Given,

Z = 3x + 5y

Constraints:

- 2x + y ≤ 4

x + y ≥ 3

x – 2y ≤ 2

x, y ≤ 0

First convert the given inequations into corresponding equations and plot them:

- 2x + y ≤ 4 → - 2x + y = 4 (corresponding equation)

Two coordinates required to plot the equation are obtained as:

Put, x = 0 ⇒ y = 4 (0,4) - - - - first coordinate.

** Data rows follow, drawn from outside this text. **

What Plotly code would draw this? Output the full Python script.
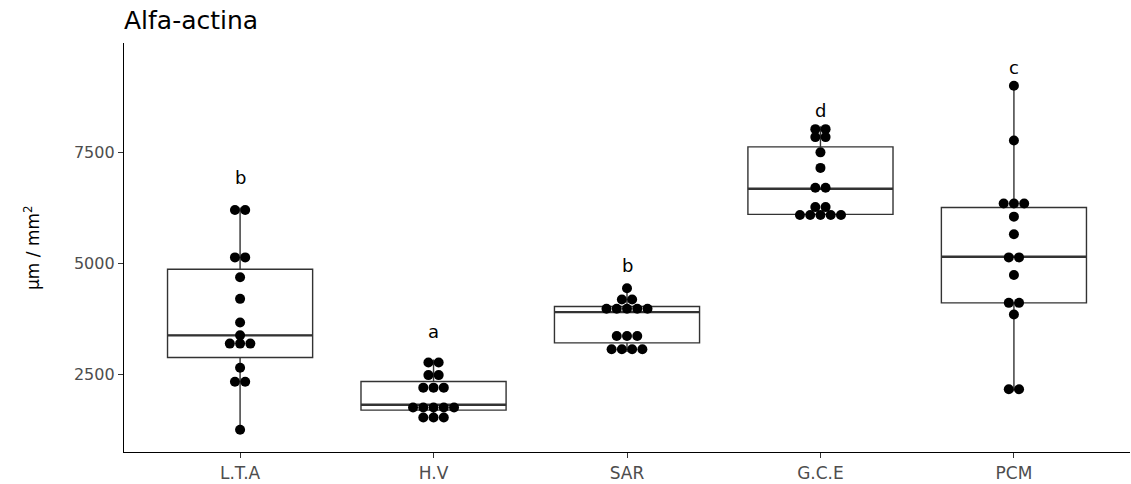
import numpy as np
import plotly.graph_objects as go

# ---------------- data ----------------
categories = ["L.T.A", "H.V", "SAR", "G.C.E", "PCM"]

lta = [1252, 2300, 2372, 2650, 3112, 3200, 3278, 3381, 3670, 4204, 4690, 5050, 5228, 6150, 6262]
hv = [1455, 1530, 1603, 1690, 1700, 1720, 1780, 1816, 2114, 2200, 2290, 2390, 2580, 2700, 2838]
sar = [3004, 3050, 3090, 3130, 3292, 3370, 3444, 3905, 3950, 3980, 4010, 4055, 4150, 4226, 4444]
gce = [6063, 6075, 6085, 6095, 6125, 6265, 6281, 6686, 6730, 7157, 7507, 7755, 7947, 7965, 8097]
pcm = [2120, 2208, 3852, 4060, 4168, 4742, 5126, 5152, 5661, 6058, 6260, 6270, 6452, 7776, 9009]

letters = ["b", "a", "b", "d", "c"]
letter_y = [6940, 3464, 4945, 8460, 9430]

y_ticks = [2500, 5000, 7500]

groups = [lta, hv, sar, gce, pcm]

# ---------------- styling constants ----------------
BINWIDTH = 200        # dot-density bin width (y units)
DOT_STEP = 0.053      # horizontal spacing of stacked dots (x units)
BOX_WIDTH = 0.75
LINE_COL = "#333333"
TICK_COL = "#4D4D4D"
FONT = "DejaVu Sans"


def dotdensity(values, bw):
    """ggplot2-like 'dotdensity' binning: returns (center, count) per bin."""
    v = sorted(values)
    bins = []
    end = -np.inf
    for x in v:
        if x >= end:
            bins.append([x])
            end = x + bw
        else:
            bins[-1].append(x)
    return [((b[0] + b[-1]) / 2.0, len(b)) for b in bins]


def box_stats(values):
    a = np.asarray(values, dtype=float)
    q1, med, q3 = np.percentile(a, [25, 50, 75])
    iqr = q3 - q1
    lo = a[a >= q1 - 1.5 * iqr].min()
    hi = a[a <= q3 + 1.5 * iqr].max()
    return q1, med, q3, lo, hi


fig = go.Figure()

for i, vals in enumerate(groups):
    xc = i + 1
    q1, med, q3, lo, hi = box_stats(vals)
    fig.add_trace(go.Box(
        x=[xc], q1=[q1], median=[med], q3=[q3], lowerfence=[lo], upperfence=[hi],
        width=BOX_WIDTH, whiskerwidth=0, boxpoints=False,
        fillcolor="white", line=dict(color=LINE_COL, width=1.4),
        hoverinfo="skip", showlegend=False,
    ))
    # thicker median line (ggplot fatten)
    fig.add_trace(go.Scatter(
        x=[xc - BOX_WIDTH / 2, xc + BOX_WIDTH / 2], y=[med, med], mode="lines",
        line=dict(color=LINE_COL, width=2.4), hoverinfo="skip", showlegend=False,
    ))

# dot plot (centered stacks)
for i, vals in enumerate(groups):
    xc = i + 1
    xs, ys = [], []
    for center, n in dotdensity(vals, BINWIDTH):
        for k in range(n):
            xs.append(xc + (k - (n - 1) / 2.0) * DOT_STEP)
            ys.append(center)
    fig.add_trace(go.Scatter(
        x=xs, y=ys, mode="markers",
        marker=dict(color="black", size=10, line=dict(width=0)),
        hoverinfo="skip", showlegend=False,
    ))

# significance letters
for i, (lab, yy) in enumerate(zip(letters, letter_y)):
    fig.add_annotation(x=i + 1, y=yy, text=lab, showarrow=False,
                       font=dict(family=FONT, size=18, color="black"),
                       xanchor="center", yanchor="middle")

# y-axis title
fig.add_annotation(xref="paper", yref="paper", x=-0.092, y=0.5,
                   text="µm / mm<sup>2</sup>", textangle=-90, showarrow=False,
                   font=dict(family=FONT, size=17, color="black"),
                   xanchor="center", yanchor="middle")

fig.update_layout(
    width=1131, height=484,
    margin=dict(l=124, r=1, t=43, b=30),
    paper_bgcolor="white", plot_bgcolor="white",
    title=dict(text="Alfa-actina", x=0, xref="paper", xanchor="left",
               y=1 - 20 / 484, yref="container", yanchor="middle",
               font=dict(family=FONT, size=25, color="black")),
    xaxis=dict(range=[0.4, 5.6], tickmode="array", tickvals=[1, 2, 3, 4, 5],
               ticktext=categories, showline=True, linecolor="black", linewidth=1.3,
               ticks="outside", ticklen=5, tickcolor=LINE_COL, tickwidth=1.2,
               showgrid=False, zeroline=False,
               tickfont=dict(family=FONT, size=17, color=TICK_COL)),
    yaxis=dict(range=[751, 9973], tickmode="array", tickvals=y_ticks,
               ticktext=[str(t) for t in y_ticks],
               showline=True, linecolor="black", linewidth=1.3,
               ticks="outside", ticklen=5, tickcolor=LINE_COL, tickwidth=1.2,
               showgrid=False, zeroline=False,
               tickfont=dict(family=FONT, size=16, color=TICK_COL)),
)

fig.write_html("out.html",
               config={"displayModeBar": False},
               post_script="document.body.style.margin='0';document.body.style.padding='0';")
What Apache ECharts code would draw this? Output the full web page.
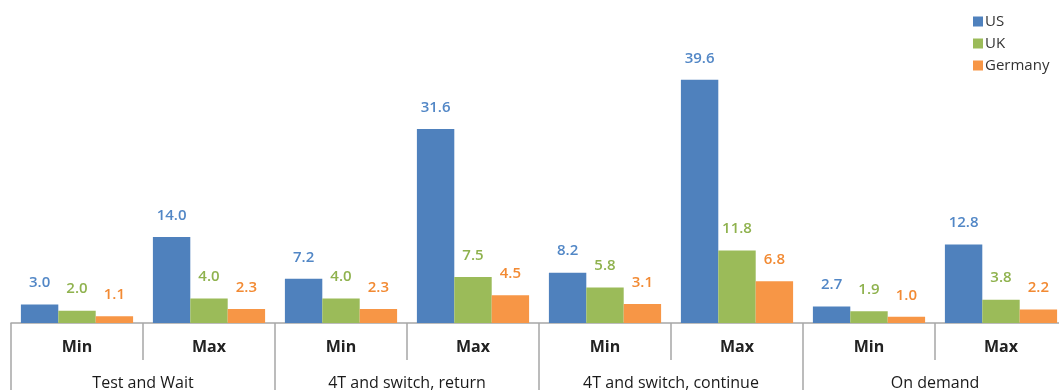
<!DOCTYPE html>
<html>
<head>
<meta charset="utf-8">
<script src="https://cdn.jsdelivr.net/npm/echarts@6/dist/echarts.min.js"></script>
<style>
  html, body { margin: 0; padding: 0; background: #fff; }
  #chart { width: 1059px; height: 390px; }
</style>
</head>
<body>
<div id="chart"></div>
<script>
// Test scenarios, each with a Min and a Max estimate
const groups = ['Test and Wait', '4T and switch, return', '4T and switch, continue', 'On demand'];
const bounds = ['Min', 'Max', 'Min', 'Max', 'Min', 'Max', 'Min', 'Max'];

const usValues      = [3.0, 14.0, 7.2, 31.6, 8.2, 39.6, 2.7, 12.8];
const ukValues      = [2.0, 4.0, 4.0, 7.5, 5.8, 11.8, 1.9, 3.8];
const germanyValues = [1.1, 2.3, 2.3, 4.5, 3.1, 6.8, 1.0, 2.2];

const seriesNames  = ['US', 'UK', 'Germany'];
const seriesColors = ['#4f81bd', '#9bbb59', '#f79646'];
const labelColors  = ['#5287c6', '#8fb24e', '#f28a33'];

const font = 'Open Sans, Liberation Sans, sans-serif';
const gridLine = '#a6a6a6';

const chart = echarts.init(document.getElementById('chart'), null, { renderer: 'canvas' });

function barSeries(i, data) {
  return {
    name: seriesNames[i],
    type: 'bar',
    xAxisIndex: 0,
    data: data,
    barGap: '0%',
    barCategoryGap: '15%',
    itemStyle: { color: seriesColors[i] },
    label: {
      show: true,
      position: 'top',
      distance: 14,
      color: labelColors[i],
      fontFamily: font,
      fontSize: 15,
      fontWeight: 600,
      formatter: p => p.value.toFixed(1)
    }
  };
}

chart.setOption({
  animation: false,
  backgroundColor: '#ffffff',
  textStyle: { fontFamily: font },
  legend: {
    orient: 'vertical',
    left: 968,
    top: 9,
    itemWidth: 10,
    itemHeight: 10,
    itemGap: 7,
    icon: 'rect',
    textStyle: { fontFamily: font, fontSize: 15, color: '#333', padding: [0, 0, 0, -3] },
    data: seriesNames
  },
  grid: {
    left: 11, right: -8, top: 16, bottom: 67,
    containLabel: false,
    outerBoundsMode: 'none'
  },
  xAxis: [
    {
      type: 'category',
      data: bounds,
      position: 'bottom',
      axisLine: { show: true, lineStyle: { color: gridLine, width: 1.5 } },
      axisTick: { show: true, interval: 0, length: 37, lineStyle: { color: gridLine, width: 1.5 } },
      axisLabel: {
        interval: 0,
        margin: 16,
        fontFamily: font,
        fontSize: 16,
        fontWeight: 'bold',
        color: '#222'
      }
    },
    {
      type: 'category',
      data: groups,
      position: 'bottom',
      axisLine: { show: false },
      axisTick: { show: true, interval: 0, length: 67, lineStyle: { color: gridLine, width: 1.5 } },
      axisLabel: {
        interval: 0,
        margin: 52,
        fontFamily: font,
        fontSize: 16,
        fontWeight: 500,
        color: '#1a1a1a'
      }
    }
  ],
  yAxis: {
    type: 'value',
    min: 0,
    max: 50,
    show: false,
    splitLine: { show: false }
  },
  series: [
    barSeries(0, usValues),
    barSeries(1, ukValues),
    barSeries(2, germanyValues)
  ]
});
</script>
</body>
</html>
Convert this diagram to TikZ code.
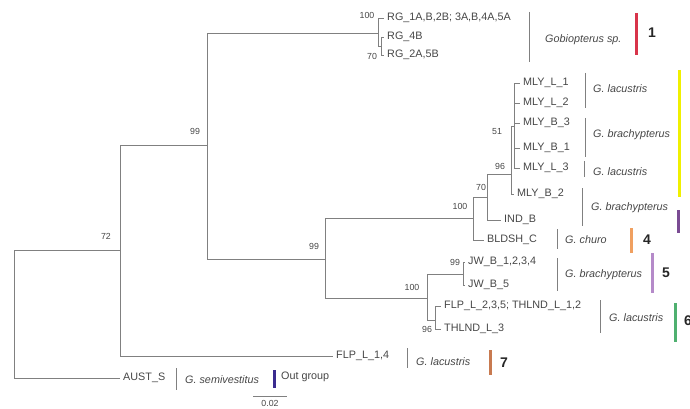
\documentclass[tikz,border=0pt]{standalone}
\usepackage{fontspec}
\setmainfont{Liberation Sans}
\setsansfont{Liberation Sans}
\definecolor{branch}{RGB}{128,128,128}
\definecolor{ink}{RGB}{70,70,70}
\definecolor{cred}{RGB}{216,52,74}
\definecolor{cyellow}{RGB}{240,240,0}
\definecolor{cplum}{RGB}{122,75,147}
\definecolor{corange}{RGB}{240,160,96}
\definecolor{clilac}{RGB}{181,138,201}
\definecolor{cgreen}{RGB}{79,176,112}
\definecolor{cbrown}{RGB}{200,122,80}
\definecolor{cnavy}{RGB}{59,43,143}
\begin{document}
\begin{tikzpicture}[x=1pt,y=-1pt,
  font=\sffamily\fontsize{10.8}{12}\selectfont,
  br/.style={draw=branch,line width=0.9pt},
  tip/.style={anchor=west,inner sep=3pt,text=ink},
  bs/.style={font=\sffamily\fontsize{8.8}{10}\selectfont,inner sep=0pt,text=ink},
  sp/.style={anchor=west,inner sep=0pt,font=\sffamily\itshape\fontsize{10.8}{12}\selectfont,text=ink},
  sep/.style={draw=branch,line width=0.9pt},
  bar/.style={line width=3pt},
  grp/.style={anchor=west,inner sep=0pt,font=\sffamily\bfseries\fontsize{14}{16}\selectfont,text=black!85}]
\useasboundingbox (0,0) rectangle (690,409);

% inner nodes
\coordinate (root)  at (14,314);
\coordinate (n72)   at (120,250);
\coordinate (n99a)  at (207,145);
\coordinate (rg100) at (378,33);
\coordinate (rg70)  at (381,46);
\coordinate (n99b)  at (325,259);
\coordinate (n100a) at (473,218);
\coordinate (n70)   at (487,197);
\coordinate (n96)   at (511,174);
\coordinate (n51)   at (514,126);
\coordinate (n100b) at (427,298);
\coordinate (jw99)  at (463,274);
\coordinate (th96)  at (435,320);

% leaves
\node[tip] (rg1)  at (384,18)  {RG\_1A,B,2B; 3A,B,4A,5A};
\node[tip] (rg4)  at (384,37)  {RG\_4B};
\node[tip] (rg2)  at (384,55)  {RG\_2A,5B};
\node[tip] (ml1)  at (520,83)  {MLY\_L\_1};
\node[tip] (ml2)  at (520,103) {MLY\_L\_2};
\node[tip] (mb3)  at (520,123) {MLY\_B\_3};
\node[tip] (mb1)  at (520,148) {MLY\_B\_1};
\node[tip] (ml3)  at (520,168) {MLY\_L\_3};
\node[tip] (mb2)  at (514,194) {MLY\_B\_2};
\node[tip] (indb) at (501,220) {IND\_B};
\node[tip] (bld)  at (484,240) {BLDSH\_C};
\node[tip] (jw1)  at (465,262) {JW\_B\_1,2,3,4};
\node[tip] (jw5)  at (465,285) {JW\_B\_5};
\node[tip] (flp2) at (441,306) {FLP\_L\_2,3,5; THLND\_L\_1,2};
\node[tip] (th3)  at (441,329) {THLND\_L\_3};
\node[tip] (flp1) at (333,356) {FLP\_L\_1,4};
\node[tip] (aust) at (120,378) {AUST\_S};

% branches
\draw[br] (root) |- (n72);
\draw[br] (root) |- (aust.west);
\draw[br] (n72) |- (n99a);
\draw[br] (n72) |- (flp1.west);
\draw[br] (n99a) |- (rg100);
\draw[br] (n99a) |- (n99b);
\draw[br] (rg100) |- (rg1.west);
\draw[br] (rg100) |- (rg70);
\draw[br] (rg70) |- (rg4.west);
\draw[br] (rg70) |- (rg2.west);
\draw[br] (n99b) |- (n100a);
\draw[br] (n99b) |- (n100b);
\draw[br] (n100a) |- (n70);
\draw[br] (n100a) |- (bld.west);
\draw[br] (n70) |- (n96);
\draw[br] (n70) |- (indb.west);
\draw[br] (n96) |- (n51);
\draw[br] (n96) |- (mb2.west);
\foreach \c in {ml1,ml2,mb3,mb1,ml3}
  \draw[br] (n51) |- (\c.west);
\draw[br] (n100b) |- (jw99);
\draw[br] (n100b) |- (th96);
\draw[br] (jw99) |- (jw1.west);
\draw[br] (jw99) |- (jw5.west);
\draw[br] (th96) |- (flp2.west);
\draw[br] (th96) |- (th3.west);

% support values
\node[bs] (s72)   at (106,236) {72};
\node[bs] (s99a)  at (195,131) {99};
\node[bs] (s99b)  at (314,246) {99};
\node[bs] (srg1)  at (367,15)  {100};
\node[bs] (srg2)  at (372,56)  {70};
\node[bs] (s100a) at (460,206) {100};
\node[bs] (s70)   at (481,187) {70};
\node[bs] (s96)   at (500,166) {96};
\node[bs] (s51)   at (497,132) {51};
\node[bs] (s99c)  at (455,262) {99};
\node[bs] (s100b) at (412,287) {100};
\node[bs] (s96b)  at (427,329) {96};

% species
\draw[sep] (529,12) -- (529,62);
\node[sp] (gobio) at (545,40) {Gobiopterus sp.};
\draw[sep] (585,73) -- (585,108);
\node[sp] (lac1) at (593,89) {G. lacustris};
\draw[sep] (585,118) -- (585,157);
\node[sp] (bra1) at (593,135) {G. brachypterus};
\draw[sep] (584,161) -- (584,177);
\node[sp] (lac2) at (593,172) {G. lacustris};
\draw[sep] (582,188) -- (582,226);
\node[sp] (bra2) at (591,208) {G. brachypterus};
\draw[sep] (557,229) -- (557,249);
\node[sp] (churo) at (565,240) {G. churo};
\draw[sep] (557,258) -- (557,291);
\node[sp] (bra3) at (565,275) {G. brachypterus};
\draw[sep] (600,300) -- (600,333);
\node[sp] (lac3) at (609,318) {G. lacustris};
\draw[sep] (407,348) -- (407,368);
\node[sp] (lac4) at (416,362) {G. lacustris};
\draw[sep] (176,368) -- (176,390);
\node[sp] (semi) at (185,380) {G. semivestitus};

% groups
\draw[bar,draw=cred] (636,13) -- (636,55);
\node[grp] (g1) at (648,33) {1};
\draw[bar,draw=cyellow] (679,70) -- (679,197);
\draw[bar,draw=cplum] (678,210) -- (678,233);
\draw[bar,draw=corange] (631,228) -- (631,253);
\node[grp] (g4) at (643,240) {4};
\draw[bar,draw=clilac] (652,253) -- (652,293);
\node[grp] (g5) at (662,273) {5};
\draw[bar,draw=cgreen] (675,303) -- (675,342);
\node[grp] (g6) at (684,321) {6};
\draw[bar,draw=cbrown] (490,350) -- (490,375);
\node[grp] (g7) at (500,363) {7};
\draw[bar,draw=cnavy] (274,370) -- (274,388);
\node[sp,font=\sffamily\fontsize{10.8}{12}\selectfont] (out) at (281,377) {Out group};

% scale
\draw[sep] (253,396) -- (287,396);
\node[bs] (scale) at (270,403) {0.02};
\end{tikzpicture}
\end{document}
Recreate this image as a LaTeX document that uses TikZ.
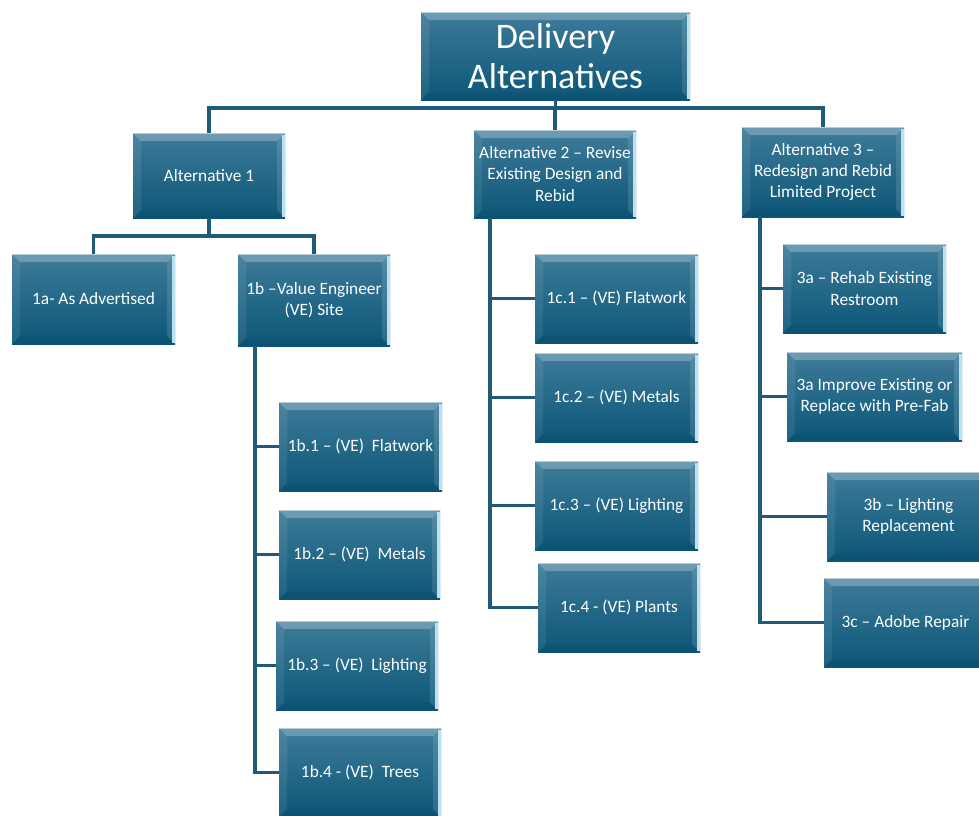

Put, y = 0 ⇒ x = - 2 ( - 2,0) - - - - second coordinate

Join them to get the line.

As we know, Linear inequation will be a region in the plane, and we observe that the equation divides the XY plane into 2 halves only, so we need to check which region represents the given inequation,

If the given line does not pass through origin then just put (0,0) to check whether inequation is satisfied or not. If it satisfies the inequation origin side is the required region else the other side is the solution.

Similarly, we repeat the steps for other inequation also and find the common region.

x + y ≥ 3 → x + y = 3 (corresponding equation)

Two coordinates required to plot the equation are obtained as:

Put, x = 0 ⇒ y = 3 (0,3) - - - - first coordinate.

Put, y = 0 ⇒ x = 3 (3,0) - - - - second coordinate

x – 2y ≤ 2 → x – 2y = 2 (corresponding equation)

Two coordinates required to plot the equation are obtained as:

Put, x = 0 ⇒ y = - 1 (0, - 1) - - - - first coordinate.

Put, y = 0 ⇒ x = 2 ( 2,0) - - - - second coordinate

x = 0 is the y - axis and y = 0 is the x - axis.

Hence, we have the following plot:

There is no shaded region in the above figure represents that there is no region of a feasible solution.

x + y ≥ 3 will not be bounded by x, y ≤ 0. Thus, no feasible region is there.

∴ There is no possible minimum value Z.